Why Realty Income is a Powerful Dividend Machine
Realty Income (NYSE: O) brands itself as "The Monthly Dividend Company" and has raised its dividend over 120 times since its 1994 IPO, building a reputation for stability and reliability. Its core business is net lease real estate, where tenants cover most property expenses, ensuring steady cash flow for Realty Income across all economic cycles.
Recession-Resistant Tenants
Realty Income’s tenants are primarily retail businesses that thrive even during downturns, such as dollar stores and warehouse clubs, which are less threatened by e-commerce and economic slowdowns. This helps Realty Income maintain consistent income even when times are tough.
Smart Diversification
To reduce risk and tap into new growth, Realty Income has expanded beyond retail, now owning casinos (like Encore in Boston), agricultural properties, and entering the data center space through a partnership with Digital Realty Trust. The company also operates in Europe, spreading its risk across geographies and industries.
Strong, Strategic Management
Management has made smart moves, like spinning off office properties as Orion Properties just before remote work surged, and authorizing a $2 billion stock buyback—the first in company history. These decisions show confidence in the company’s value and adaptability to changing market conditions.
Financial Strength and Opportunity
Realty Income’s debt levels are reasonable for its size, with a lower debt-to-EBITDA ratio and better cost of capital than many peers. The company’s stock is about 25% below its all-time high, mainly due to high interest rates. If rates fall, Realty Income could deliver 10%-15% annual returns over the next five years, combining a generous dividend (currently over 5%) with potential stock price gains.
What’s the Bottom Line?
- Stable, growing dividends: Over 120 increases since 1994.
- Resilient tenants: Focused on recession- and e-commerce-resistant businesses.

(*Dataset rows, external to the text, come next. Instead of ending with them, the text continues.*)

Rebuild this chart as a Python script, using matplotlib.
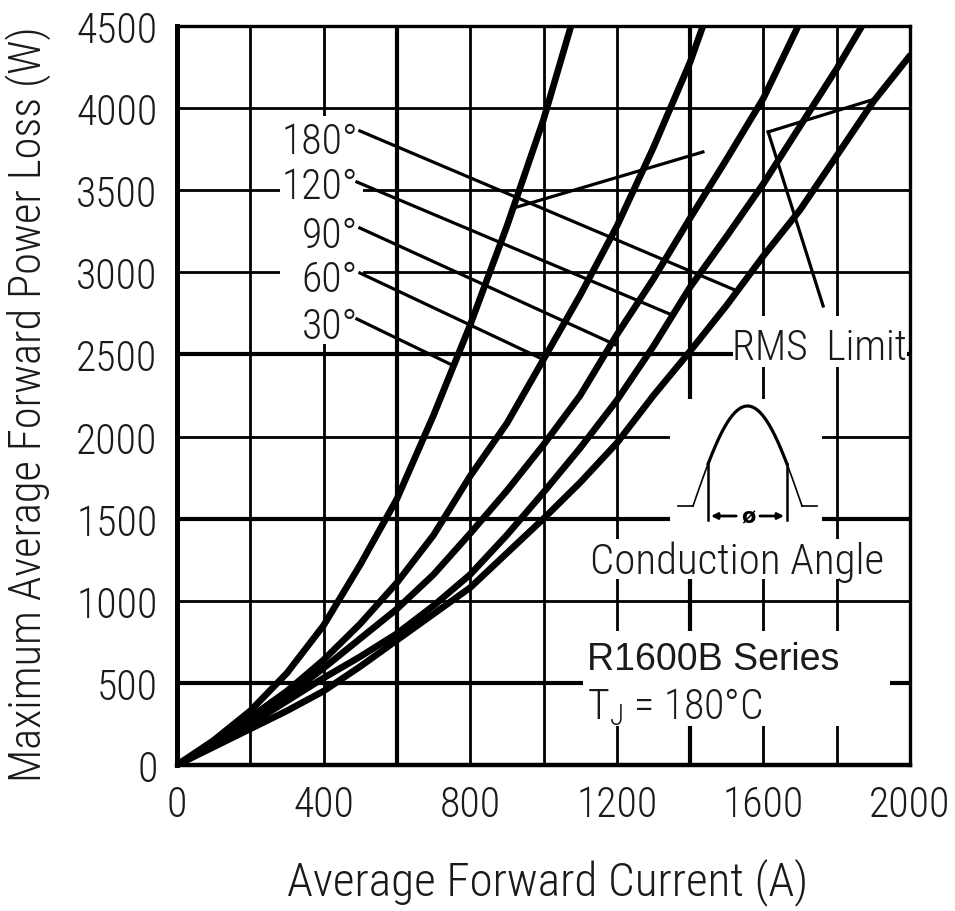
import numpy as np
import matplotlib
matplotlib.use('Agg')
import matplotlib.pyplot as plt
from matplotlib import font_manager
from matplotlib.font_manager import FontProperties
from matplotlib.patches import Rectangle

# values (A, W)
current_30 = [0, 100, 200, 300, 400, 500, 600, 700, 800, 900, 1000, 1075]
loss_30 = [0, 150, 330, 560, 850, 1220, 1620, 2130, 2680, 3280, 3930, 4500]

current_60 = [0, 100, 200, 300, 400, 500, 600, 700, 800, 900, 1000, 1100, 1200, 1300, 1400, 1435]
loss_60 = [0, 140, 290, 450, 640, 860, 1110, 1400, 1760, 2080, 2470, 2860, 3280, 3760, 4280, 4500]

current_90 = [0, 100, 200, 300, 400, 500, 600, 700, 800, 900, 1000, 1100, 1200, 1300, 1400, 1500, 1600, 1695]
loss_90 = [0, 130, 270, 420, 590, 770, 950, 1160, 1410, 1670, 1950, 2250, 2620, 2960, 3330, 3690, 4060, 4500]

current_120 = [0, 100, 200, 300, 400, 500, 600, 700, 800, 900, 1000, 1100, 1200, 1300, 1400, 1500, 1600, 1700, 1800, 1869]
loss_120 = [0, 120, 250, 390, 530, 660, 800, 970, 1160, 1400, 1660, 1930, 2220, 2550, 2910, 3220, 3540, 3890, 4240, 4500]

current_180 = [0, 100, 200, 300, 400, 500, 600, 700, 800, 900, 1000, 1100, 1200, 1300, 1400, 1500, 1600, 1700, 1800, 1900, 2000]
loss_180 = [0, 110, 220, 330, 450, 600, 760, 920, 1080, 1290, 1500, 1720, 1960, 2250, 2520, 2800, 3100, 3380, 3710, 4040, 4320]

angle_labels = ['180°', '120°', '90°', '60°', '30°']
label_y = [3794, 3520, 3227, 2959, 2673]
leader_start = [(499, 3861), (491, 3550), (499, 3270), (499, 2996), (491, 2716)]
leader_end = [(1531, 2884), (1353, 2738), (1195, 2560), (993, 2476), (753, 2433)]

# RMS limit pointer lines
rms_lines = [[(928, 3398), (1435, 3733)],
             [(1613, 3855), (1905, 4056)],
             [(1613, 3855), (1763, 2795)]]

x_ticks = [0, 400, 800, 1200, 1600, 2000]
y_ticks = [0, 500, 1000, 1500, 2000, 2500, 3000, 3500, 4000, 4500]


# the scan uses a thin condensed face; look for one
def weight_num(w):
    if isinstance(w, (int, float)):
        return w
    return {'ultralight': 200, 'light': 300, 'normal': 400, 'regular': 400, 'book': 400,
            'medium': 500}.get(str(w).lower(), 700)


cond_path = None
best = None
for f in font_manager.fontManager.ttflist:
    is_cond = ('condensed' in str(f.stretch)) or ('Narrow' in f.name) or ('Condensed' in f.name)
    if not is_cond or f.style != 'normal':
        continue
    if 'extra' in str(f.stretch) or 'ultra' in str(f.stretch):
        continue
    pref = 0 if 'Narrow' in f.name else 1 if 'Roboto' in f.name else 2
    score = (abs(weight_num(f.weight) - 300), pref)
    if best is None or score < best:
        best = score
        cond_path = f.fname

if cond_path:
    k = 1.0

    def fp(size):
        return FontProperties(fname=cond_path, size=size)
else:
    k = 0.82

    def fp(size):
        return FontProperties(family='Liberation Sans', size=size)

txt = '#1a1a1a'

fig = plt.figure(figsize=(9.55, 9.12), dpi=100)
L, R, T, B = 177, 910, 27, 766
W, H = 955, 912
ax = fig.add_axes([L / W, 1 - B / H, (R - L) / W, (B - T) / H])
ax.set_xlim(0, 2000)
ax.set_ylim(0, 4500)

# grid
for gx in range(200, 2000, 200):
    ax.axvline(gx, color='k', lw=3.0 if gx in (600, 1400) else 2.0, zorder=1)
for gy in range(500, 4500, 500):
    ax.axhline(gy, color='k', lw=3.0 if gy in (500, 1500, 2500) else 2.0, zorder=1)


def px_box(x0, y0, x1, y1):
    return Rectangle(((x0 - L) / (R - L), (B - y1) / (B - T)), (x1 - x0) / (R - L), (y1 - y0) / (B - T),
                     transform=ax.transAxes, facecolor='white', edgecolor='none', zorder=2)


for box in [(280, 117, 363, 345), (733, 317, 907, 368), (585, 540, 890, 580), (583, 632, 890, 727)]:
    ax.add_patch(px_box(*box))

for cx, cy in [(current_30, loss_30), (current_60, loss_60), (current_90, loss_90),
               (current_120, loss_120), (current_180, loss_180)]:
    ax.plot(cx, cy, color='k', lw=4.8, solid_capstyle='round', zorder=3)

for lab, ly, s, e in zip(angle_labels, label_y, leader_start, leader_end):
    ax.text(494, ly, lab, ha='right', va='center', fontproperties=fp(30 * k), color=txt, zorder=4)
    ax.plot([s[0], e[0]], [s[1], e[1]], color='k', lw=2.3, zorder=3)

for seg in rms_lines:
    ax.plot([seg[0][0], seg[1][0]], [seg[0][1], seg[1][1]], color='k', lw=2.3, zorder=3)

ax.text(1754, 2545, 'RMS  Limit', ha='center', va='center', fontproperties=fp(30 * k), color=txt, zorder=4)
ax.text(1528, 1242, 'Conduction Angle', ha='center', va='center', fontproperties=fp(31 * k), color=txt, zorder=4)
ax.text(1119, 645, 'R1600B Series', ha='left', va='center',
        fontproperties=FontProperties(family='Liberation Sans', size=27), color=txt, zorder=4)
ax.text(1119, 359, r'T$_\mathregular{J}$ = 180°C', ha='left', va='center', fontproperties=fp(30 * k),
        color=txt, zorder=4)

ax.set_xticks(x_ticks)
ax.set_yticks(y_ticks)
ax.tick_params(length=0, pad=14, labelcolor=txt)
for lbl in ax.get_xticklabels() + ax.get_yticklabels():
    lbl.set_fontproperties(fp(30 * k))
ax.spines['left'].set_linewidth(3.6)
ax.spines['bottom'].set_linewidth(3.2)
ax.spines['top'].set_linewidth(2.4)
ax.spines['right'].set_linewidth(2.4)

ax.set_xlabel('Average Forward Current (A)', fontproperties=fp(34 * k), color=txt, va='top')
ax.xaxis.set_label_coords(0.505, -0.125)
ax.set_ylabel('Maximum Average Forward Power Loss (W)', fontproperties=fp(32 * k), color=txt)
ax.yaxis.set_label_coords(-0.172, 0.49)

# conduction angle sketch
ins = fig.add_axes([670 / W, 1 - 540 / H, 152 / W, 140 / H])
ins.set_facecolor('white')
ins.set_xticks([])
ins.set_yticks([])
for sp in ins.spines.values():
    sp.set_visible(False)
ins.set_xlim(-38, 213)
ins.set_ylim(-0.33, 1.07)
th = np.linspace(0, 180, 181)
wave = np.sin(np.radians(th))
on = (th >= 25) & (th <= 155)
ins.plot(th[on], wave[on], color='k', lw=2.3)
ins.plot(th[th <= 25], wave[th <= 25], color='k', lw=1.2)
ins.plot(th[th >= 155], wave[th >= 155], color='k', lw=1.2)
ins.plot([-25, 0], [0, 0], color='k', lw=1.2)
ins.plot([180, 205], [0, 0], color='k', lw=1.2)
for a in (25, 155):
    ins.plot([a, a], [np.sin(np.radians(a)), -0.14], color='k', lw=1.8)
ins.annotate('', xy=(25, -0.1), xytext=(76, -0.1),
             arrowprops=dict(arrowstyle='-|>', color='k', lw=2, mutation_scale=9))
ins.annotate('', xy=(155, -0.1), xytext=(106, -0.1),
             arrowprops=dict(arrowstyle='-|>', color='k', lw=2, mutation_scale=9))
ins.text(91, -0.1, 'ø', ha='center', va='center', fontsize=15, fontweight='bold', color='k')

fig.savefig('out.png', dpi=100)
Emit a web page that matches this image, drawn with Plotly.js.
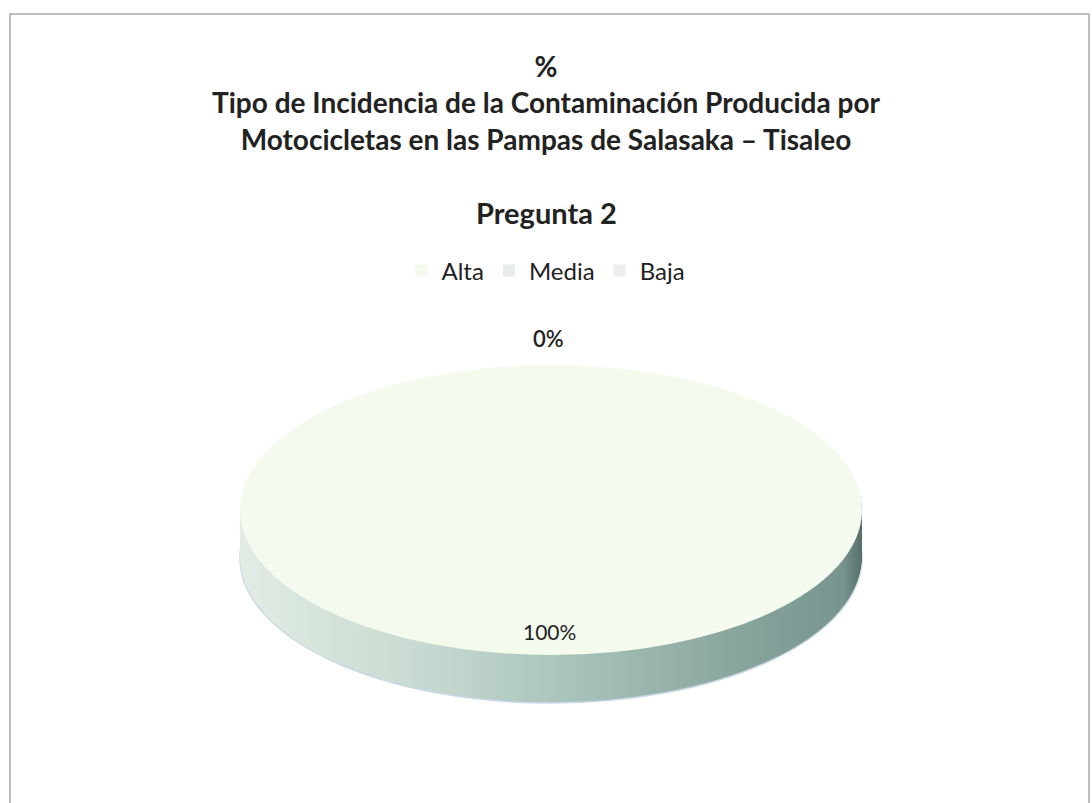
<!DOCTYPE html>
<html>
<head>
<meta charset="utf-8">
<script src="https://cdn.plot.ly/plotly-3.0.1.min.js"></script>
<style>
html,body{margin:0;padding:0;background:#fff;}
#chart{width:1092px;height:803px;}
</style>
</head>
<body>
<div id="chart"></div>
<script>
// ---- data ----
const categories = ['Alta', 'Media', 'Baja'];
const values = [100, 0, 0];
const topColors = ['#f4faee', '#e6eeeb', '#eaefed'];
const titleLines = ['%', 'Tipo de Incidencia de la Contaminación Producida por', 'Motocicletas en las Pampas de Salasaka – Tisaleo'];
const subtitle = 'Pregunta 2';

// ---- derived ----
const total = values.reduce((a, b) => a + b, 0);
const pctText = values.map(v => Math.round(v / total * 100) + '%');

const W = 1092, H = 803;
const FONT = 'Lato, "Open Sans", sans-serif';
const domain = {x: [240 / W, 862 / W], y: [0, 1]};
const SIDE_STEPS = 24, SIDE_DEPTH = 48, TOP_CY = 510, RY = 145;

const traces = [];
for (let i = SIDE_STEPS; i >= 1; i--) {
  traces.push({
    type: 'pie', labels: categories, values: values, sort: false,
    direction: 'clockwise', rotation: 0, domain: domain,
    textinfo: 'none', hoverinfo: 'none', showlegend: false,
    marker: {colors: ['#a9c3bb', '#a9c3bb', '#a9c3bb'],
             line: {width: i === SIDE_STEPS ? [1.5, 0, 0] : 0, color: '#cad8e6'}}
  });
}
traces.push({
  type: 'pie', labels: categories, values: values, sort: false,
  direction: 'clockwise', rotation: 0, domain: domain,
  textinfo: 'none', hoverinfo: 'none', showlegend: true,
  marker: {colors: topColors, line: {width: 0}}
});

const layout = {
  width: W, height: H,
  margin: {l: 0, r: 0, t: 0, b: 0},
  paper_bgcolor: '#ffffff',
  font: {family: FONT, color: '#222222'},
  title: {
    text: titleLines.join('<br>'),
    x: 0.5, xanchor: 'center', y: 1 - 77 / H, yanchor: 'top',
    font: {family: FONT, size: 28, weight: 700, color: '#222222'}
  },
  showlegend: true,
  legend: {
    orientation: 'h', x: 0.5, xanchor: 'center', y: 1 - 271 / H, yanchor: 'middle',
    font: {family: FONT, size: 24, color: '#222222'}, traceorder: 'normal'
  },
  annotations: [
    {text: subtitle, xref: 'paper', yref: 'paper', x: 0.5, y: 1 - 213 / H,
     xanchor: 'center', yanchor: 'middle', showarrow: false,
     font: {family: FONT, size: 29, weight: 700, color: '#222222'}},
    {text: pctText[1], xref: 'paper', yref: 'paper', x: 548 / W, y: 1 - 338 / H,
     xanchor: 'center', yanchor: 'middle', showarrow: false,
     font: {family: FONT, size: 22, weight: 600, color: '#222222'}},
    {text: pctText[0], xref: 'paper', yref: 'paper', x: 549 / W, y: 1 - 631 / H,
     xanchor: 'center', yanchor: 'middle', showarrow: false,
     font: {family: FONT, size: 21, color: '#222222'}}
  ],
  shapes: [
    {type: 'rect', xref: 'paper', yref: 'paper', x0: 10 / W, x1: 1089 / W,
     y0: -0.05, y1: 1 - 14 / H, line: {color: '#a8a8a8', width: 1.5}}
  ]
};

Plotly.newPlot('chart', traces, layout, {staticPlot: true, displayModeBar: false}).then(gd => {
  const ns = 'http://www.w3.org/2000/svg';
  const svg = gd.querySelector('svg.main-svg');
  let defs = svg.querySelector('defs');
  if (!defs) { defs = document.createElementNS(ns, 'defs'); svg.insertBefore(defs, svg.firstChild); }
  const grad = document.createElementNS(ns, 'linearGradient');
  grad.setAttribute('id', 'sideGrad');
  grad.setAttribute('x1', '0'); grad.setAttribute('x2', '1');
  grad.setAttribute('y1', '0'); grad.setAttribute('y2', '0');
  [[0, '#e2ece4'], [0.3, '#c6d9d0'], [0.55, '#a6c1b9'], [0.8, '#88a59e'], [0.97, '#78948e'], [1, '#55706a']].forEach(s => {
    const st = document.createElementNS(ns, 'stop');
    st.setAttribute('offset', s[0]); st.setAttribute('stop-color', s[1]);
    grad.appendChild(st);
  });
  defs.appendChild(grad);

  const groups = gd.querySelectorAll('.pielayer .trace');
  groups.forEach((g, idx) => {
    const cd0 = gd.calcdata[idx][0];
    const cx = cd0.cx, cy = cd0.cy, r = cd0.r;
    const k = RY / r;
    const off = idx < SIDE_STEPS ? (SIDE_STEPS - idx) * SIDE_DEPTH / SIDE_STEPS : 0;
    g.setAttribute('transform',
      'translate(' + cx + ',' + (TOP_CY + off) + ') scale(1,' + k + ') translate(' + (-cx) + ',' + (-cy) + ')');
    if (idx < SIDE_STEPS) {
      g.querySelectorAll('path.surface').forEach(p => {
        p.style.fill = 'url(#sideGrad)';
        p.style.vectorEffect = 'non-scaling-stroke';
      });
    }
  });
});
</script>
</body>
</html>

- Smart diversification: Expanding into new property types and geographies.
- Strong management: Proactive, with a track record of value-adding decisions.
- Attractive returns: Potential for double-digit annual returns if rates decline
The information provided in this content is for informational and educational purposes only and should not be construed as financial, investment, or trading advice. The author may hold positions in some of the securities or assets discussed. Past performance is not indicative of future results.